If your CEO asked, “Is our company’s reputation at risk?,” how would you answer? Think about it for a moment, while absorbing a few facts.

  • According to a Reputation Dividend study, more than 20 percent of the value of S&P 500 companies is directly linked to their reputations. That’s $4.6 trillion in market cap.
  • Four out of five people won’t buy from a company with negative online reviews. And a Corporate Responsibility Magazine survey found 76 percent of potential employees are unlikely to accept a job offer — even if they are unemployed — from a company with a poor reputation. Conversely, 93 percent of employees would leave their current job to work for a company with a good reputation.
  • When United Airlines damaged musician Dave Carroll’s $3,500 guitar and denied his claim because it was filed just outside of the airline’s 24-hour time limit, he wrote a song called “United Breaks Guitars.” More than 150,000 people watched his YouTube video — just on the first day — and it now has more than 19 million views. That caused a 10 percent dip in UAL shares — worth around $180 million, according to media reports.
  • A Harvard University study found that restaurant revenues increase by 5 to 9 percent for every ratings star on Yelp. That’s a potential 18 percent annual revenue swing between a restaurant with a three-star rating and the place next door with a five-star rating.
  • Even fast-growing digital giants aren’t immune. When Facebook’s Cambridge Analytica data scandal broke, exposing personal information from millions of users, the company was slow to react. Facebook lost $37 billion in market value, a #deletefacebook hashtag campaign was launched and CEO Mark Zuckerberg received an invitation to appear before Congress.

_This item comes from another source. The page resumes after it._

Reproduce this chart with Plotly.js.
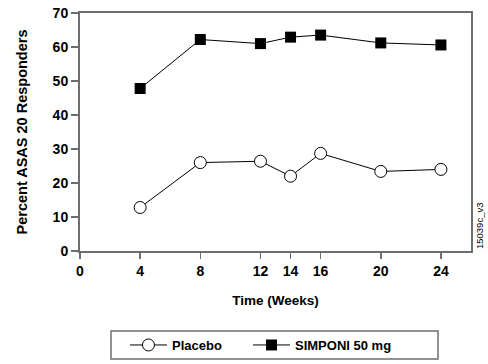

These eye-opening examples reinforce the value of your company’s reputation. But they still don’t answer the question posed by your boss. That answer depends somewhat on the industry you are in, the quality of your organization and management preparedness.

An Oxford Metrica study points out that nearly everyone is at risk. In fact, all public companies face an 80 percent chance in any five-year window that they will encounter a crisis event or issue that will drain 20 percent of the company’s shareholder value. Clearly, the answer to the “Is our company’s reputation at risk?” question is yes — and the clock is ticking.

What should you do now that you know you are operating on borrowed time? Here are five steps:

  1. Plan for the Inevitable: A Mower survey of marketing executives found 57 percent of companies did not have a crisis plan. This is executive suite malpractice. A plan won’t prevent a crisis, and it doesn’t guarantee your company will flawlessly perform when an issue develops. But it will give you a leg up on companies that learn this lesson the hard way.
  2. Form a Team: When a crisis hits, you can’t waste precious time deciding who must be in the room making key decisions. You need to have senior leadership alignment on the right team, and the team needs the power necessary to do their job. Prolonged debates and delays while waiting for approvals can cause more damage than the underlying crisis itself.
  3. Focus on Facts: When a crisis strikes, facts are your friends. Have a system in place to gather information rapidly, encouraging candor among employees and managers as they report details to senior leadership.
  4. Practice Your Two-Minute Drill: Just as football teams practice how to move the ball and score quickly in the final minutes, your organization needs to have an annual crisis response exercise. People need to know their roles and responsibilities. Understanding the real-time speed of an emerging crisis is eye opening.
  5. Scan the Horizon: The miscues of other organizations and trending media stories provide examples of the kinds of issues your company might face. Identifying potential issues before they become problems might just prevent a future crisis.

Guarding your company’s good reputation requires preparation and discipline, because it’s not “if” you are at risk. It’s “when.”